We don't switchover misc databases: https://orchestrator.wikimedia.org/web/cluster/alias/m2 The replica exists but doesn't get read/write traffic. So anytime you're making a change, it's going to make a cross dc connection across United States (with 72ms round trip latency).

Ok, I filed T334928: linkrecommendation: Cron job should only run with eqiad deployment as a follow-up.

Just to be sure: has anything of what you discussed impacted the deployment? :)

so the maintenance script is getting recommendations from the service, just not good enough ones. Probably just a small wiki with not enough articles?

gorwiki shows now ~350 recommendations which seem fine for a small wiki. The fact no recommendations were shown at the time we tested could be due to some flakiness on the script we haven't yet identified. I'll take on T334928 before the next round of scaling (10th), hopefully that helps isolating the problem.

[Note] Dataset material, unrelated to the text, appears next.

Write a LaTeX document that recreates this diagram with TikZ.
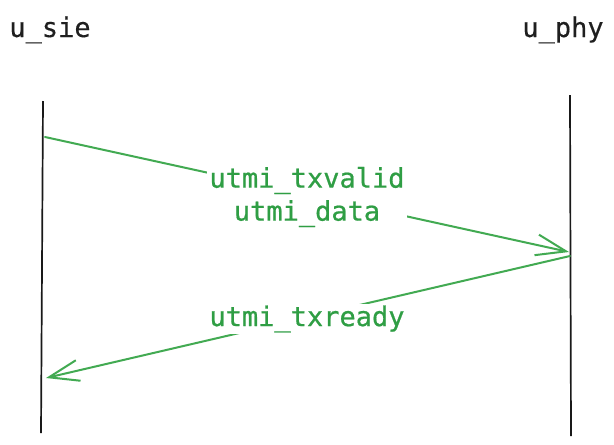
\documentclass[tikz,border=0pt]{standalone}
\usepackage{fontspec}
\newfontfamily\hdrfont[FakeBold=0.3]{DejaVu Sans Mono}
\newfontfamily\lblfont[FakeBold=0.7]{DejaVu Sans Mono}
\usetikzlibrary{arrows.meta}
\definecolor{msgline}{RGB}{66,170,82}
\definecolor{msgtext}{RGB}{47,158,68}
\begin{document}
\begin{tikzpicture}[x=1pt,y=-1pt,
  lifeline/.style={draw=black!90,line width=1.7pt},
  header/.style={font=\hdrfont\fontsize{27}{33}\selectfont,text=black!88,inner sep=0pt,anchor=base},
  msg/.style={draw=msgline,line width=2pt,line cap=round,
    -{Straight Barb[length=30pt,width=21pt,line width=2pt]}},
  msglabel/.style={font=\lblfont\fontsize{27}{33}\selectfont,text=msgtext,fill=white,
    align=center,inner sep=2pt}]
\useasboundingbox (0,0) rectangle (614,445);
\fill[white] (0,0) rectangle (614,445);
% headers
\node[header] (sie) at (50,37) {u\_sie};
\node[header] (phy) at (563,37) {u\_phy};
% lifelines
\coordinate (sieTop) at (43,101);
\coordinate (sieBot) at (41,433);
\coordinate (phyTop) at (570,95);
\coordinate (phyBot) at (571,436);
\draw[lifeline] (sieTop) -- (sieBot);
\draw[lifeline] (phyTop) -- (phyBot);
% message end points
\coordinate (m1s) at (45,137);
\coordinate (m1e) at (569,252);
\coordinate (m2s) at (570,256);
\coordinate (m2e) at (46,378);
\draw[msg] (m1s) -- (m1e);
\draw[msg] (m2s) -- (m2e);
% labels
\node[msglabel] (l1) at (307,197) {utmi\_txvalid\\utmi\_data};
\node[msglabel] (l2) at (307,319) {utmi\_txready};
\end{tikzpicture}
\end{document}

Just to be sure: has anything of what you discussed impacted the deployment? :)

No, the deployment was done normally and all wikis from 8th round except gorwiki have the frontend enabled.

Since gorwiki is working now we could enable it whithin the 9th round, see T308134#8840607.

Sgs changed the task status from In Progress to Open.May 10 2023, 2:11 PM
Sgs updated the task description. (Show Details)
Sgs moved this task from In Progress to QA on the Growth-Team (Sprint 0 (Growth Team)) board.
Etonkovidova subscribed.

Checked guwiki, galwiki, gotwiki, and fjwiki - "add a link" works as expected ( a new account was checked and also, enabling Homepage for an old account).

guwiki shows edits tagged with Suggested: add links tag in Special:RecentChanges.